Other noteworthy nuggets from the eight transition team reports include the end to hiking bail to sometimes tens of thousands of dollars for suspected undocumented immigrants; vetting expert witnesses in capital murder cases more extensively and never “expert shopping”; and releasing to the public body-cam footage of officer-involved shootings as long as it does not impede an ongoing investigation — among various recommendations from the officer-involved shooting panel headed by former Houston police chief C.O. Bradford.
As Ogg says, you can judge her by her results in 2020. I think she’s off to a great start.
Kuffner,
I know I give you a lot grief. However, it is posts like these that keep us informed. I would have missed this if it wasn’t for you. Thank you for your diligence. While we disagree on issues I never doubt that you just want a better world for your children to live in. We both have the same end goals. I hope you have a good week.

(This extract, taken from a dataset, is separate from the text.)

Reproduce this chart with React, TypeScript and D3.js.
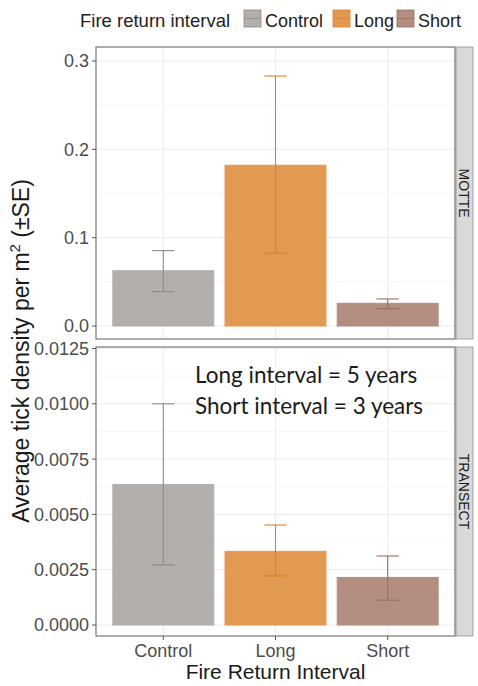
import React from "react";
import * as d3 from "d3";

const categories = ["Control", "Long", "Short"];
const facets = ["MOTTE", "TRANSECT"];
const motteMean = [0.0626, 0.182, 0.0257];
const motteLower = [0.0389, 0.0823, 0.0196];
const motteUpper = [0.0853, 0.283, 0.0306];
const transectMean = [0.00635, 0.00333, 0.00215];
const transectLower = [0.00272, 0.00222, 0.00112];
const transectUpper = [0.0100, 0.00452, 0.00312];
const motteTicks = [0, 0.1, 0.2, 0.3];
const transectTicks = [0, 0.0025, 0.005, 0.0075, 0.01, 0.0125];
const fillColors = ["#b2afac", "#e29a52", "#b38d80"];
const errColors = ["#8f8a87", "#d98228", "#9a6d60"];
const legendTitle = "Fire return interval";
const xTitle = "Fire Return Interval";
const noteLines = ["Long interval = 5 years", "Short interval = 3 years"];

const W = 478, H = 686;
const left = 96, right = 455;
const FONT = "'Liberation Sans', Arial, sans-serif";

export default function App() {
  const unit = (right - left) / 3.2;
  const x = d3.scaleLinear().domain([0.4, 3.6]).range([left, right]);
  const cx = (i: number) => x(i + 1);
  const barW = 0.9 * unit;
  const capW = 0.2 * unit;

  const panels = [
    { name: facets[0], top: 47, bottom: 339, y: d3.scaleLinear().domain([0, 0.3]).range([326, 61]), mean: motteMean, lo: motteLower, hi: motteUpper, ticks: motteTicks, fmt: d3.format(".1f") },
    { name: facets[1], top: 347, bottom: 636, y: d3.scaleLinear().domain([0, 0.0125]).range([625, 348.5]), mean: transectMean, lo: transectLower, hi: transectUpper, ticks: transectTicks, fmt: d3.format(".4f") },
  ];

  const gridMinor = (p: any) => {
    const t = p.ticks;
    const out: number[] = [];
    for (let i = 0; i < t.length - 1; i++) out.push((t[i] + t[i + 1]) / 2);
    return out;
  };

  const legendX = [244, 333, 397];

  return (
    <svg width={W} height={H} style={{ position: "absolute", left: 0, top: 0, background: "#fff", fontFamily: FONT }}>
      <rect x={0} y={0} width={W} height={H} fill="#fff" />
      {/* legend */}
      <g style={{ fontFamily: FONT }} fill="#222">
        <text x={80} y={27} fontSize={18.5}>{legendTitle}</text>
        {categories.map((c, i) => {
          const xs = legendX[i];
          return (
            <g key={c}>
              <rect x={xs} y={10} width={17} height={17} fill={fillColors[i]} stroke={errColors[i]} strokeWidth={0.8} />
              <line x1={xs} x2={xs + 17} y1={18.5} y2={18.5} stroke={errColors[i]} strokeWidth={0.8} />
              <text x={xs + 21} y={27} fontSize={18}>{c}</text>
            </g>
          );
        })}
      </g>
      {panels.map((p) => (
        <g key={p.name}>
          <rect x={left} y={p.top} width={right - left} height={p.bottom - p.top} fill="#fff" />
          {gridMinor(p).map((v: number) => (
            <line key={"m" + v} x1={left} x2={right} y1={p.y(v)} y2={p.y(v)} stroke="#f2f2f2" strokeWidth={0.6} />
          ))}
          {p.ticks.map((v: number) => (
            <line key={"g" + v} x1={left} x2={right} y1={p.y(v)} y2={p.y(v)} stroke="#ebebeb" strokeWidth={1} />
          ))}
          {categories.map((c, i) => (
            <line key={"v" + c} x1={cx(i)} x2={cx(i)} y1={p.top} y2={p.bottom} stroke="#ebebeb" strokeWidth={1} />
          ))}
          {categories.map((c, i) => (
            <rect key={"b" + c} x={cx(i) - barW / 2} y={p.y(p.mean[i])} width={barW} height={p.y(0) - p.y(p.mean[i])} fill={fillColors[i]} stroke={fillColors[i]} strokeWidth={1} />
          ))}
          {categories.map((c, i) => (
            <g key={"e" + c} stroke={errColors[i]} strokeWidth={1.1}>
              <line x1={cx(i)} x2={cx(i)} y1={p.y(p.hi[i])} y2={p.y(p.lo[i])} />
              <line x1={cx(i) - capW / 2} x2={cx(i) + capW / 2} y1={p.y(p.hi[i])} y2={p.y(p.hi[i])} />
              <line x1={cx(i) - capW / 2} x2={cx(i) + capW / 2} y1={p.y(p.lo[i])} y2={p.y(p.lo[i])} />
            </g>
          ))}
          <rect x={left} y={p.top} width={right - left} height={p.bottom - p.top} fill="none" stroke="#7a7675" strokeWidth={1.2} />
          {p.ticks.map((v: number) => (
            <g key={"t" + v}>
              <line x1={left - 4} x2={left} y1={p.y(v)} y2={p.y(v)} stroke="#555" strokeWidth={1} />
              <text x={left - 7} y={p.y(v)} dy="0.36em" textAnchor="end" style={{ fontFamily: FONT }} fontSize={18} fill="#4d4d4d">{p.fmt(v)}</text>
            </g>
          ))}
          {/* strip */}
          <rect x={right + 1} y={p.top} width={17} height={p.bottom - p.top} fill="#d9d9d9" stroke="#7a7675" strokeWidth={0.6} />
          <text transform={`translate(${right + 9.5}, ${(p.top + p.bottom) / 2}) rotate(90)`} textAnchor="middle" dy="0.36em" style={{ fontFamily: FONT }} fontSize={14} fill="#1a1a1a">{p.name}</text>
        </g>
      ))}
      {/* x axis */}
      {categories.map((c, i) => (
        <g key={"x" + c}>
          <line x1={cx(i)} x2={cx(i)} y1={636} y2={640} stroke="#555" />
          <text x={cx(i)} y={657} textAnchor="middle" style={{ fontFamily: FONT }} fontSize={18} fill="#4d4d4d">{c}</text>
        </g>
      ))}
      <text x={(left + right) / 2} y={679} textAnchor="middle" style={{ fontFamily: FONT }} fontSize={21} fill="#1a1a1a">{xTitle}</text>
      <text transform={`translate(29, 351) rotate(-90)`} textAnchor="middle" style={{ fontFamily: FONT }} fontSize={23} fill="#1a1a1a">
        Average tick density per m<tspan dy={-9} fontSize={14.5}>2</tspan><tspan dy={9}> (±SE)</tspan>
      </text>
      {/* annotation */}
      <g style={{ fontFamily: "Lato, 'Open Sans', sans-serif" }} fontSize={22.5} fill="#1a1a1a">
        <text x={195} y={383}>{noteLines[0]}</text>
        <text x={195} y={414}>{noteLines[1]}</text>
      </g>
    </svg>
  );
}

I guess the lawyers at the DA’s office can’t figure out how to fund pretrial diversion programs.
Google the billions in sales and property tax loopholes?
Do a feasibility study on a county public bank?
Hire smarter lawyers for the DA office?
Thanks, Paul. Hope the same for you.
Joe, clearly this is another office you will need to run for to make everything work the way you think it should.
Charles,
I’d interview with you but seeeing as how everything is already explained on my website. I see no need.
Let me know when you decide to start asking 2018 county candidates and 2019 city council candidates real questions.
Joe, when you start getting more than 10% of the votes in an election, we all may start paying more attention to your website’s stated positions. As an example, I’m wondering how exactly you’d be able to make Community College ‘free to everyone’.
CL,
Just ask the other republic states that have done it.
Maybe if michael kubosh and amanda edwards were a little brighter they could google tax loopholes like i did and advocate for them to be closed.
Seeing as how im the only democratic candidate on the ballot, so far, for prct 2.
I’ll probably get at least 30-40% of the total vote without any money or endorsements.